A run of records
[START]
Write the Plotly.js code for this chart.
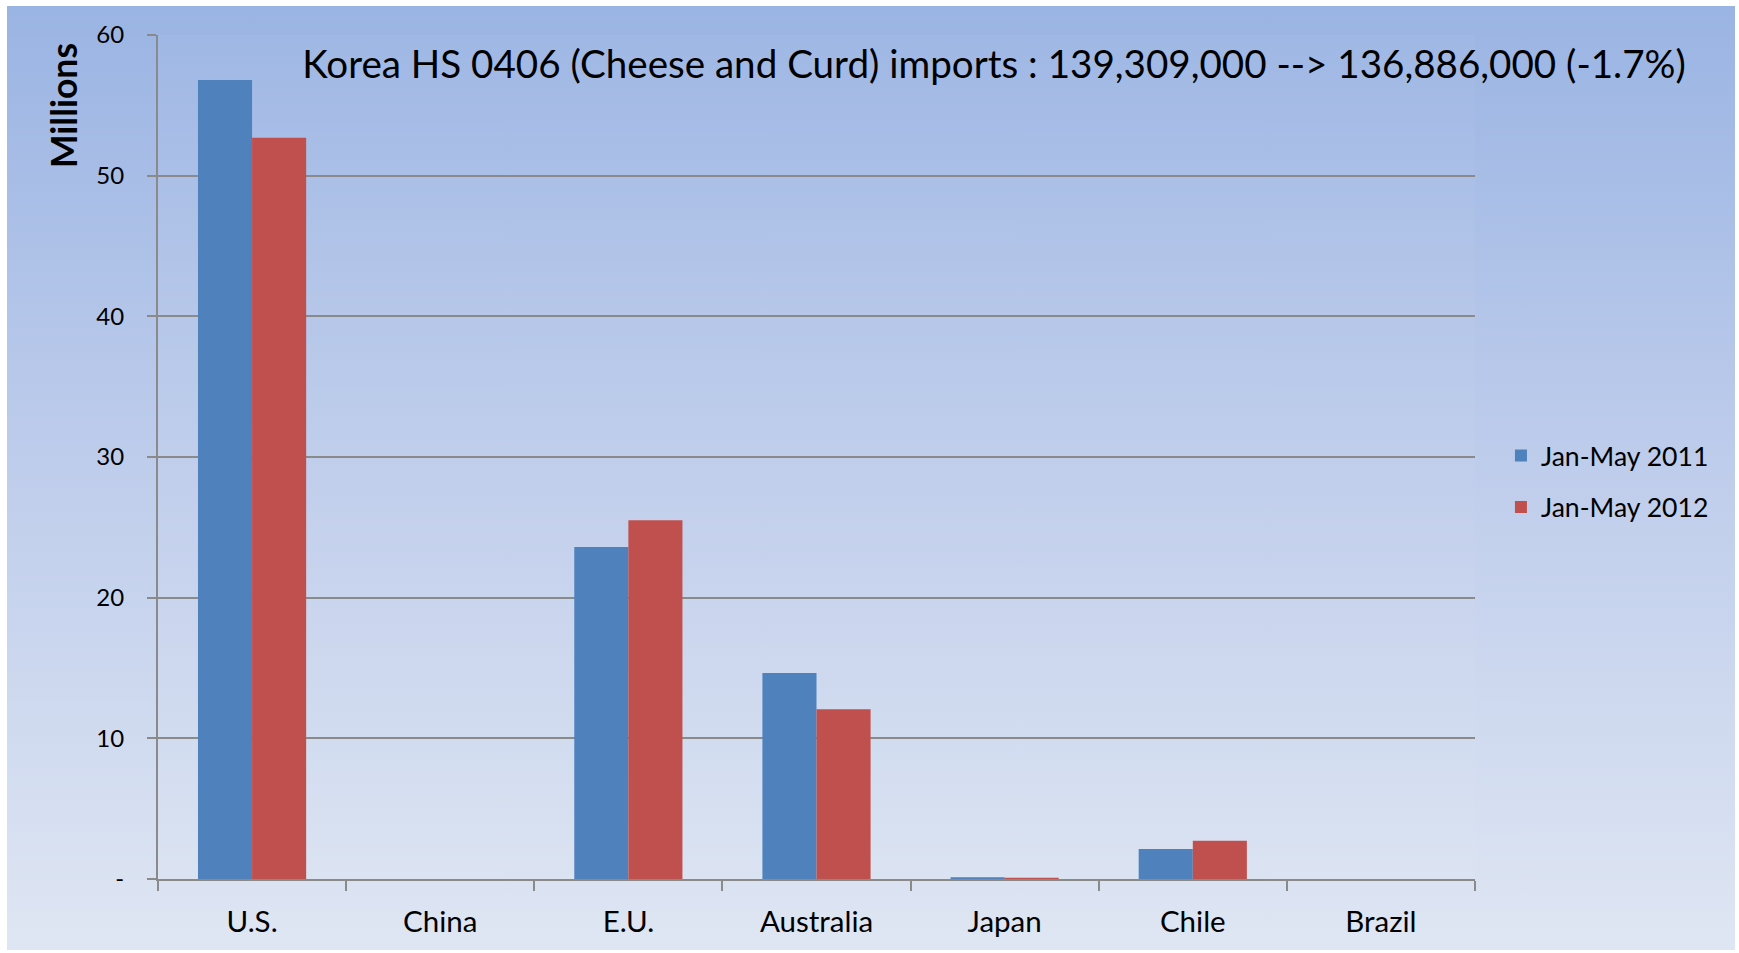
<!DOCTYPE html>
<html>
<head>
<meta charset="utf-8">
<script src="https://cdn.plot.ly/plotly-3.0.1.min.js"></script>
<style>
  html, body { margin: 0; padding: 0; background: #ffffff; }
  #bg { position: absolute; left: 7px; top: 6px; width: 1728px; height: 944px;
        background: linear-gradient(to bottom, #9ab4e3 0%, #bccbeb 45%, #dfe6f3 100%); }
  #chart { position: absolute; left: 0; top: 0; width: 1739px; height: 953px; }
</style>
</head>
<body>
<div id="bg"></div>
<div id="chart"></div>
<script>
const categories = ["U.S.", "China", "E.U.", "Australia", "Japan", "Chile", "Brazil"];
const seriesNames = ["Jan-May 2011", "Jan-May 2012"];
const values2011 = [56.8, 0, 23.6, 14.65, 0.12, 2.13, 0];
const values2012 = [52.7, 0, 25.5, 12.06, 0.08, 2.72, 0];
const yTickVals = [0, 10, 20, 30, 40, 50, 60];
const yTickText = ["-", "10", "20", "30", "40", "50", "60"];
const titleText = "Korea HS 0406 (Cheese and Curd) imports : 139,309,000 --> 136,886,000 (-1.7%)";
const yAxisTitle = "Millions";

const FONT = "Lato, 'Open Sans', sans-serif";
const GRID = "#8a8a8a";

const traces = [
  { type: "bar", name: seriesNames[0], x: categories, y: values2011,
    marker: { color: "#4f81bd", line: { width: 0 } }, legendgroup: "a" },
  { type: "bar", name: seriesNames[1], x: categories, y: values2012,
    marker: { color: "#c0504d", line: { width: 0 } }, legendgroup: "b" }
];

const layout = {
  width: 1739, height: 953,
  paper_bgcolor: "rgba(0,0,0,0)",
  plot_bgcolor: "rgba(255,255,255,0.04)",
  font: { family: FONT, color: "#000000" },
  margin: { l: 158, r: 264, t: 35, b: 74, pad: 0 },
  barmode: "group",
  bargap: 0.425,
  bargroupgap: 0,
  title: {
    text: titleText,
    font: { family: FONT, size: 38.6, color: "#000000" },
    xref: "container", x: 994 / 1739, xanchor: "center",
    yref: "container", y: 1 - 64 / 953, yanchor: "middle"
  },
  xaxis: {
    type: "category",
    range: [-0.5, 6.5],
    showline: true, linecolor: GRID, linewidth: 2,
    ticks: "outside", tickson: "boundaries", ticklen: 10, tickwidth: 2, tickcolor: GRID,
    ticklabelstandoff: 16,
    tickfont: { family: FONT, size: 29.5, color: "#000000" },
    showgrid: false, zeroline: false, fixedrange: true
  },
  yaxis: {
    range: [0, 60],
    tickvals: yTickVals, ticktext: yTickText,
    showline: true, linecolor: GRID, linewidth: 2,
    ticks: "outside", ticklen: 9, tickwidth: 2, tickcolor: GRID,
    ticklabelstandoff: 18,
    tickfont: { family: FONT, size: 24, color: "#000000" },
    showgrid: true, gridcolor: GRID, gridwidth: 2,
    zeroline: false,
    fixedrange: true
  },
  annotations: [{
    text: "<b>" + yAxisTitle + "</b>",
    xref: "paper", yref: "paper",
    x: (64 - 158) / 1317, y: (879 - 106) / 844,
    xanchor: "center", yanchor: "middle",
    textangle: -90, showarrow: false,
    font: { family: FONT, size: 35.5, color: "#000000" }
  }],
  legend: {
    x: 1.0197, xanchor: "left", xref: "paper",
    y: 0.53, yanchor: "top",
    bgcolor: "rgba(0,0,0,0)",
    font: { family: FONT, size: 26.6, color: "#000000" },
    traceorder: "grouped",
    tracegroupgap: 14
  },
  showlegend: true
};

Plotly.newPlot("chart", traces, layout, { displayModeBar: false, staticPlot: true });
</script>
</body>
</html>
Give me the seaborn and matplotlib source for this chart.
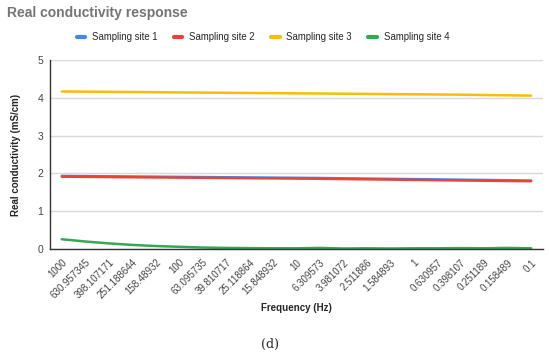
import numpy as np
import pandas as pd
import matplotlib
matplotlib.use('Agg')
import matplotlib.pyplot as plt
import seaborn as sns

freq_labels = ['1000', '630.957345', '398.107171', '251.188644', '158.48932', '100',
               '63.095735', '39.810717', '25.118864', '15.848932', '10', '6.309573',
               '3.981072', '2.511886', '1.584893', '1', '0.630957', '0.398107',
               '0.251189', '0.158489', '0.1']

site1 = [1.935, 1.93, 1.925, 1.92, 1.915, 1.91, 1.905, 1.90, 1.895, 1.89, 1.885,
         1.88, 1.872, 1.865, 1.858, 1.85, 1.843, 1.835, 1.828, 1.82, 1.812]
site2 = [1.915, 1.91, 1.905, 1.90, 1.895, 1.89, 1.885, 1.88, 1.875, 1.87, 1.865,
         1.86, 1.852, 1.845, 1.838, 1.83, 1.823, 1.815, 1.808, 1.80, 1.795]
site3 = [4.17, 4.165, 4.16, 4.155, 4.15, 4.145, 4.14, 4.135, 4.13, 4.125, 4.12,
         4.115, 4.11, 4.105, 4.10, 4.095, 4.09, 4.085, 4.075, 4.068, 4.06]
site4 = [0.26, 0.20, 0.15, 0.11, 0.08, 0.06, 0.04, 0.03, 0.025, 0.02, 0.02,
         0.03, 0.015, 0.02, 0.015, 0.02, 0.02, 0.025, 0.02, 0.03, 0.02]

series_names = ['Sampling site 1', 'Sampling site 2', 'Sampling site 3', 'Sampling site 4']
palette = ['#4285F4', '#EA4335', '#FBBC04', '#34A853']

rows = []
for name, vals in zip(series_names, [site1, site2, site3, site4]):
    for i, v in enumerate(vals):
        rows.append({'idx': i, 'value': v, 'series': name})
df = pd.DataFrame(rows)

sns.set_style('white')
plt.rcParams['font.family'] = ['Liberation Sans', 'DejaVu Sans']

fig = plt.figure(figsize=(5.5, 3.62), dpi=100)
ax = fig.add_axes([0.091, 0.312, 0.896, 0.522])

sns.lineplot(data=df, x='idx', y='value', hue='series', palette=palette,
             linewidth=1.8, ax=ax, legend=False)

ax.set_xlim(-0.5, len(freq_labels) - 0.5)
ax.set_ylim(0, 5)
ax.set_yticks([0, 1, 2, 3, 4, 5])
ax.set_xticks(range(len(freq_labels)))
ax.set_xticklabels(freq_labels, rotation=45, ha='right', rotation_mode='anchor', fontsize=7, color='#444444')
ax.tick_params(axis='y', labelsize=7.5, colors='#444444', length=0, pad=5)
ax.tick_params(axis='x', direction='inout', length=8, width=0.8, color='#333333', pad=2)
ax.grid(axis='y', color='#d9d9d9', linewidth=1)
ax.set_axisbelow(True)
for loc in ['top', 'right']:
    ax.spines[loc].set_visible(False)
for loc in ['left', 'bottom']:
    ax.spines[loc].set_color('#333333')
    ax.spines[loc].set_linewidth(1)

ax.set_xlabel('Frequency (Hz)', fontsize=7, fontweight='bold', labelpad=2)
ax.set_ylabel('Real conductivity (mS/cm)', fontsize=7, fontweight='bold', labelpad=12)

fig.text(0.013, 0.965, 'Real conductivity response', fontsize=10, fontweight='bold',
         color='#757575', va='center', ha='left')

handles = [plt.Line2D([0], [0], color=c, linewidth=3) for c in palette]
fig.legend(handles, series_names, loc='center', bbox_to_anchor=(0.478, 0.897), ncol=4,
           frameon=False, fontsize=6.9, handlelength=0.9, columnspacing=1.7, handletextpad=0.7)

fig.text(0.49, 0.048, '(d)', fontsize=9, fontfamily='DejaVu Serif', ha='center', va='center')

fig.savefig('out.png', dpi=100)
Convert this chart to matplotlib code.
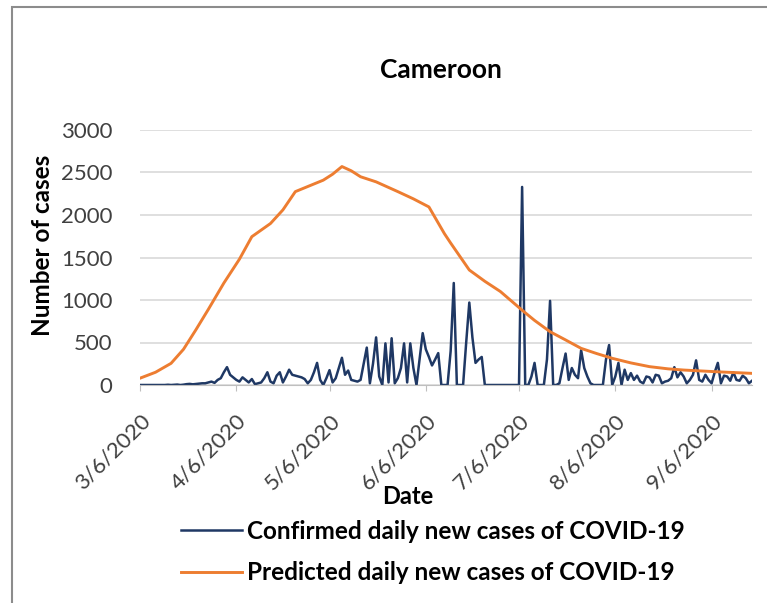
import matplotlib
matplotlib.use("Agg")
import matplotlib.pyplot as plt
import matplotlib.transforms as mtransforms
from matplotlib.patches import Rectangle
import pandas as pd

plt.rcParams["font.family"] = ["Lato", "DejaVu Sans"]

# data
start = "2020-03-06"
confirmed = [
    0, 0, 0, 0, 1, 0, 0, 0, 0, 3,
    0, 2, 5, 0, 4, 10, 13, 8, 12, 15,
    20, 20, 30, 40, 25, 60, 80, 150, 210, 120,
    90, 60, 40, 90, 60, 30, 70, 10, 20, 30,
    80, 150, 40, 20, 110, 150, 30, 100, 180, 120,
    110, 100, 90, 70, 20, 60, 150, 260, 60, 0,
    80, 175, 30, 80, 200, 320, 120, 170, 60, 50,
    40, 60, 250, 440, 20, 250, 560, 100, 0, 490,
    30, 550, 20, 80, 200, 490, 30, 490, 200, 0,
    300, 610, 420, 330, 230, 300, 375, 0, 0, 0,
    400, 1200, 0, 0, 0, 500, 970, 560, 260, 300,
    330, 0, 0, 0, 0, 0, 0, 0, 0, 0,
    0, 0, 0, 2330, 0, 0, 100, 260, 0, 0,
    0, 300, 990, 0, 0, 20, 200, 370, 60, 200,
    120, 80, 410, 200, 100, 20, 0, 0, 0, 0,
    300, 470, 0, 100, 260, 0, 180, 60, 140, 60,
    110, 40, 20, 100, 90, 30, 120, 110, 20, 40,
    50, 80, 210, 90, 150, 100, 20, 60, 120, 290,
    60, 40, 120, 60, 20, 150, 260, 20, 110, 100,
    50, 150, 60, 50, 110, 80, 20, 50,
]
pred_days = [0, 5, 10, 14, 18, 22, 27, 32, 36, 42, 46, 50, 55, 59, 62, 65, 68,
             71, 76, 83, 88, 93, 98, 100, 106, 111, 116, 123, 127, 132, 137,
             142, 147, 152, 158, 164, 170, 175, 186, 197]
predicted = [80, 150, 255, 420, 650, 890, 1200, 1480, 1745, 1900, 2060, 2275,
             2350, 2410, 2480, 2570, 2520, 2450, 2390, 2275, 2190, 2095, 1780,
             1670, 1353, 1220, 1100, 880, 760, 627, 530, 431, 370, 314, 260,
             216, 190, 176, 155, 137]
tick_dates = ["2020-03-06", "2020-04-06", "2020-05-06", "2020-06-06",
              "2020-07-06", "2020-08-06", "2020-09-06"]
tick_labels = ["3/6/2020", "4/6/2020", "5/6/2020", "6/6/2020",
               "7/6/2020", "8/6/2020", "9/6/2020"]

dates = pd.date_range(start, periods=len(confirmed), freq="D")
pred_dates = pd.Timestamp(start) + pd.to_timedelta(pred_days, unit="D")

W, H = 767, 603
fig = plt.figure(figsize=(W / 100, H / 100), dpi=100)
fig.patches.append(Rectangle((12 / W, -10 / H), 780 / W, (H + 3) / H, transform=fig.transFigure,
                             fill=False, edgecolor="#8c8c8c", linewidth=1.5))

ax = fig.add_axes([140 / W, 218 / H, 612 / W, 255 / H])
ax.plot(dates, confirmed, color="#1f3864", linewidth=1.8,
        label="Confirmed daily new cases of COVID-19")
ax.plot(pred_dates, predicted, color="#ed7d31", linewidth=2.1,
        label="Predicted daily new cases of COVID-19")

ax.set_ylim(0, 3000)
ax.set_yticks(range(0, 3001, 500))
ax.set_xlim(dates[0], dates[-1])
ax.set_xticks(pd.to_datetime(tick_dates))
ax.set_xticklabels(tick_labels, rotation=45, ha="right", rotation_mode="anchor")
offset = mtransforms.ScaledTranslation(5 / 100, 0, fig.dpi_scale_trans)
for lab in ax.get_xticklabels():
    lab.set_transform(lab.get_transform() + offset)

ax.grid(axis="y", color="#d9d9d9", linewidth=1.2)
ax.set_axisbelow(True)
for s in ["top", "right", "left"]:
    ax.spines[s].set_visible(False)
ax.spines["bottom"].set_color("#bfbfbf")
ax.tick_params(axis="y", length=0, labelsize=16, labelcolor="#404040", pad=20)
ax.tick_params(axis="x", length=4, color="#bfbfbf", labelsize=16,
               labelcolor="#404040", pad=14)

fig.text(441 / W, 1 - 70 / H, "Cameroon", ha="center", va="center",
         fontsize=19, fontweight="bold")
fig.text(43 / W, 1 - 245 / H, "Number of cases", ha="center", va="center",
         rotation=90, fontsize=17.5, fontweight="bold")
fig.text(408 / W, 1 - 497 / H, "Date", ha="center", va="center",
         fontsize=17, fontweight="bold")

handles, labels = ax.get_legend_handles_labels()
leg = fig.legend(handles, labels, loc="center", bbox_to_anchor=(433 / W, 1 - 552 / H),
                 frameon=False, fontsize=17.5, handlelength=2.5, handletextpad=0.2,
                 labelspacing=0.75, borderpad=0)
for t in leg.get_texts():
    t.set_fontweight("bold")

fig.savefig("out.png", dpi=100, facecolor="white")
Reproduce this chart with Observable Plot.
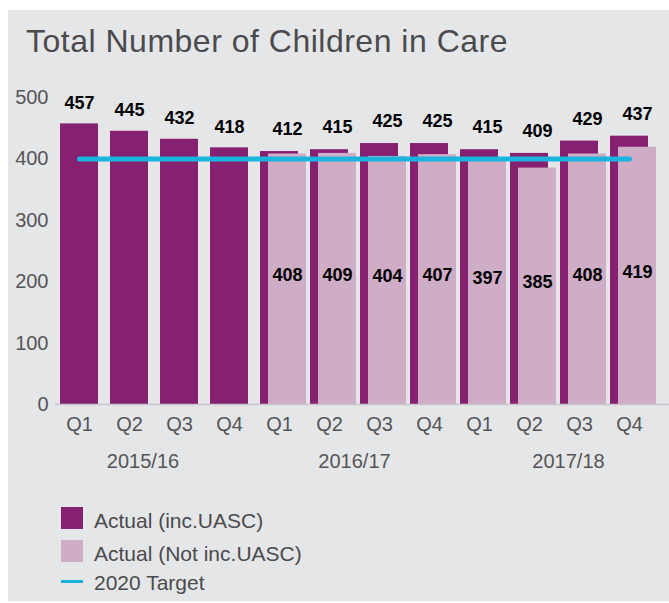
[END]
Quote the lines above exactly, starting with the one that has "Give me the" and ending with the one that has "import seaborn as sns"; drop the pictures and include nothing else.

== SOLUTION TO THE PROBLEM ==
Give me the seaborn and matplotlib source for this chart.
import numpy as np
import pandas as pd
import matplotlib
matplotlib.use('Agg')
import matplotlib.pyplot as plt
import seaborn as sns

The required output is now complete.